The annual address to businesses and nonprofit groups has been a forum where the mayor in the past has pitched new ideas, such as building a 100-foot-wide greenway over part of Storrow Drive or making the Jamaicaway and bridges over the Charles River one way during rush hour to ease traffic.

Menino has also used the event as a bully pulpit, decrying cuts in state aid and telling unions he would be forced to lay off 700 workers if they did not accept delays of scheduled raises.

This year, the collaboration with ACCION is one element of a speech urging civic leaders to look at old problems “with a fresh perspective,’’ Joyce said. The ACCION partnership will not include any additional funding from Boston beyond the roughly $25,000 a year it already receives from the city through federal grants, according to the nonprofit group. But a plug from the mayor could be a major boost for an organization with a small staff and virtually no advertising budget.

The company’s average loan is roughly $7,000, an amount too low for most banks because large institutions will not profit enough for the loan to be worthwhile, Hammock said. ACCION also targets start-ups, and the organization has seen an increase in people with a specific skill who have been laid off but want to launch their own businesses.
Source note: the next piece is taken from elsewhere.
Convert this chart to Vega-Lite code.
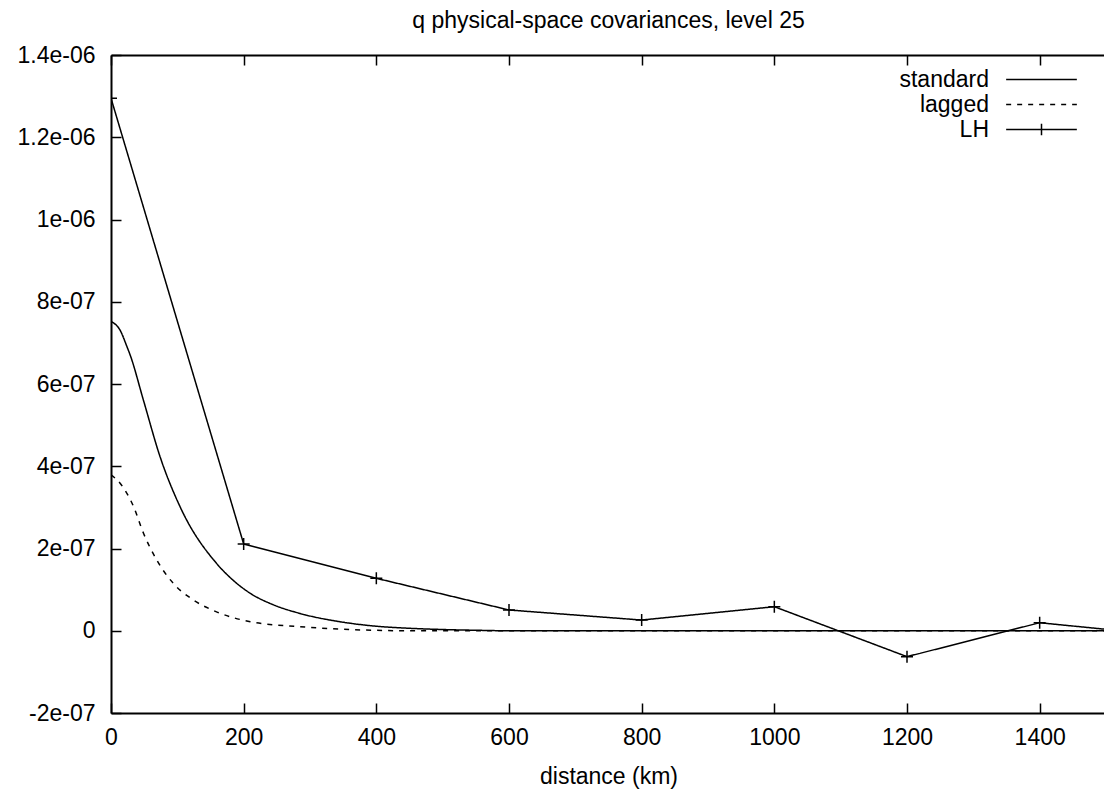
{
  "$schema": "https://vega.github.io/schema/vega-lite/v6.json",
  "autosize": {"type": "none"},
  "padding": {"left": 111, "top": 55, "right": 0, "bottom": 80},
  "width": 995,
  "height": 658,
  "background": "white",
  "title": {
    "text": "q physical-space covariances, level 25",
    "font": "Liberation Sans",
    "fontSize": 23,
    "fontWeight": "normal",
    "color": "black",
    "anchor": "middle",
    "frame": "group",
    "baseline": "alphabetic",
    "offset": -7
  },
  "config": {
    "view": {"stroke": null},
    "axis": {
      "labelFont": "Liberation Sans",
      "labelFontSize": 23,
      "labelColor": "black",
      "titleFont": "Liberation Sans",
      "titleFontSize": 23,
      "titleFontWeight": "normal",
      "titleColor": "black",
      "domainColor": "black",
      "domainWidth": 2,
      "tickColor": "black",
      "tickWidth": 1.5,
      "grid": false,
      "labelFlush": false,
      "labelOverlap": false
    }
  },
  "datasets": {
    "curves": [
      {"km": 0, "cov": 7.52e-7, "series": "standard"},
      {"km": 14, "cov": 7.30e-7, "series": "standard"},
      {"km": 24, "cov": 6.91e-7, "series": "standard"},
      {"km": 29, "cov": 6.70e-7, "series": "standard"},
      {"km": 49, "cov": 5.60e-7, "series": "standard"},
      {"km": 74, "cov": 4.23e-7, "series": "standard"},
      {"km": 104, "cov": 3.02e-7, "series": "standard"},
      {"km": 159, "cov": 1.64e-7, "series": "standard"},
      {"km": 184, "cov": 1.23e-7, "series": "standard"},
      {"km": 210, "cov": 9.1e-8, "series": "standard"},
      {"km": 245, "cov": 6.3e-8, "series": "standard"},
      {"km": 285, "cov": 4.2e-8, "series": "standard"},
      {"km": 345, "cov": 2.2e-8, "series": "standard"},
      {"km": 400, "cov": 1.1e-8, "series": "standard"},
      {"km": 450, "cov": 6e-9, "series": "standard"},
      {"km": 500, "cov": 3e-9, "series": "standard"},
      {"km": 550, "cov": 1.2e-9, "series": "standard"},
      {"km": 600, "cov": 0, "series": "standard"},
      {"km": 1500, "cov": 0, "series": "standard"},
      {"km": 0, "cov": 3.79e-7, "series": "lagged"},
      {"km": 14, "cov": 3.58e-7, "series": "lagged"},
      {"km": 34, "cov": 3.02e-7, "series": "lagged"},
      {"km": 49, "cov": 2.37e-7, "series": "lagged"},
      {"km": 69, "cov": 1.72e-7, "series": "lagged"},
      {"km": 94, "cov": 1.15e-7, "series": "lagged"},
      {"km": 124, "cov": 7.5e-8, "series": "lagged"},
      {"km": 159, "cov": 4.6e-8, "series": "lagged"},
      {"km": 210, "cov": 2.2e-8, "series": "lagged"},
      {"km": 285, "cov": 1.0e-8, "series": "lagged"},
      {"km": 350, "cov": 3.5e-9, "series": "lagged"},
      {"km": 400, "cov": 1e-9, "series": "lagged"},
      {"km": 450, "cov": 0, "series": "lagged"},
      {"km": 1500, "cov": 0, "series": "lagged"},
      {"km": 0, "cov": 1.295e-6, "series": "LH"},
      {"km": 200, "cov": 2.11e-7, "series": "LH"},
      {"km": 400, "cov": 1.275e-7, "series": "LH"},
      {"km": 600, "cov": 5.05e-8, "series": "LH"},
      {"km": 800, "cov": 2.6e-8, "series": "LH"},
      {"km": 1000, "cov": 5.85e-8, "series": "LH"},
      {"km": 1200, "cov": -6.3e-8, "series": "LH"},
      {"km": 1400, "cov": 1.95e-8, "series": "LH"},
      {"km": 1600, "cov": -1.25e-8, "series": "LH"}
    ]
  },
  "resolve": {"axis": {"x": "independent", "y": "independent"}},
  "layer": [
    {
      "data": {"name": "curves"},
      "transform": [{"filter": "datum.series !== 'LH'"}],
      "mark": {"type": "line", "color": "black", "strokeWidth": 1.5, "clip": true, "interpolate": "monotone"},
      "encoding": {
        "x": {
          "field": "km", "type": "quantitative",
          "scale": {"domain": [0, 1500], "nice": false, "zero": false},
          "axis": {
            "orient": "bottom",
            "values": [0, 200, 400, 600, 800, 1000, 1200, 1400],
            "format": "d",
            "tickSize": -10,
            "labelPadding": 23,
            "title": "distance (km)",
            "titleY": 70,
            "titleBaseline": "alphabetic"
          }
        },
        "y": {
          "field": "cov", "type": "quantitative",
          "scale": {"domain": [-2e-7, 1.4e-6], "nice": false, "zero": false},
          "axis": {
            "orient": "left",
            "values": [-2e-7, 0, 2e-7, 4e-7, 6e-7, 8e-7, 1e-6, 1.2e-6, 1.4e-6],
            "tickSize": -10,
            "labelPadding": 26,
            "title": null,
            "labelExpr": "datum.value == 0 ? '0' : (datum.value < 0 ? '-' : '') + format(abs(datum.value) / pow(10, floor(log(abs(datum.value)) / LN10 + 1e-9)), '.2~f') + 'e-0' + (-floor(log(abs(datum.value)) / LN10 + 1e-9))"
          }
        },
        "strokeDash": {
          "field": "series", "type": "nominal",
          "scale": {"domain": ["standard", "lagged", "LH"], "range": [[1, 0], [5, 6], [1, 0]]},
          "legend": {
            "title": null,
            "orient": "none",
            "legendX": 919,
            "legendY": 13,
            "padding": 0,
            "symbolType": "M-5,0H5",
            "symbolSize": 200,
            "symbolStrokeWidth": 1.5,
            "symbolStrokeColor": "black",
            "symbolFillColor": "transparent",
            "labelFont": "Liberation Sans",
            "labelFontSize": 23,
            "labelColor": "black",
            "labelAlign": "right",
            "labelOffset": -64,
            "rowPadding": 1,
            "encode": {
              "symbols": {
                "update": {
                  "shape": {"signal": "datum.value === 'LH' ? 'M-5,0H5M0,-0.8V0.8' : 'M-5,0H5'"}
                }
              }
            }
          }
        }
      }
    },
    {
      "data": {"name": "curves"},
      "transform": [{"filter": "datum.series === 'LH'"}],
      "mark": {"type": "line", "color": "black", "strokeWidth": 1.5, "clip": true},
      "encoding": {
        "x": {"field": "km", "type": "quantitative", "axis": null},
        "y": {"field": "cov", "type": "quantitative", "axis": null},
        "strokeDash": {"field": "series", "type": "nominal"}
      }
    },
    {
      "data": {"name": "curves"},
      "transform": [{"filter": "datum.series === 'LH'"}],
      "mark": {"type": "point", "shape": "M-1,0H1M0,-1V1", "filled": false, "stroke": "black", "strokeWidth": 1.5, "size": 144, "opacity": 1, "clip": true},
      "encoding": {
        "x": {
          "field": "km", "type": "quantitative",
          "axis": {
            "orient": "top",
            "values": [0, 200, 400, 600, 800, 1000, 1200, 1400],
            "tickSize": -10,
            "labels": false,
            "title": null
          }
        },
        "y": {"field": "cov", "type": "quantitative", "axis": null}
      }
    }
  ]
}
“Again that’s an area where banks just aren’t willing to commit capital at this time,’’ Hammock said. “It’s considered too risky.’’

ACCION has offices in Atlanta and Miami. Locally, it has helped, among others, Carlene O’Garrow, who used $4,000 in loans to launch Delectable Desires, a Jamaica Plain bakery that specializes in pastries. Elliot Beale borrowed $15,000 from ACCION to help double the size of his Only One Jamaican Restaurant on Norfolk Street in Dorchester. Beale had been turned down by a bank.

“I am so happy that they did it for me. If it wasn’t for ACCION I’d be in the same 700-square-foot restaurant,’’ said Beale, who specializes in curried goat, jerk pork and chicken, and ox tail.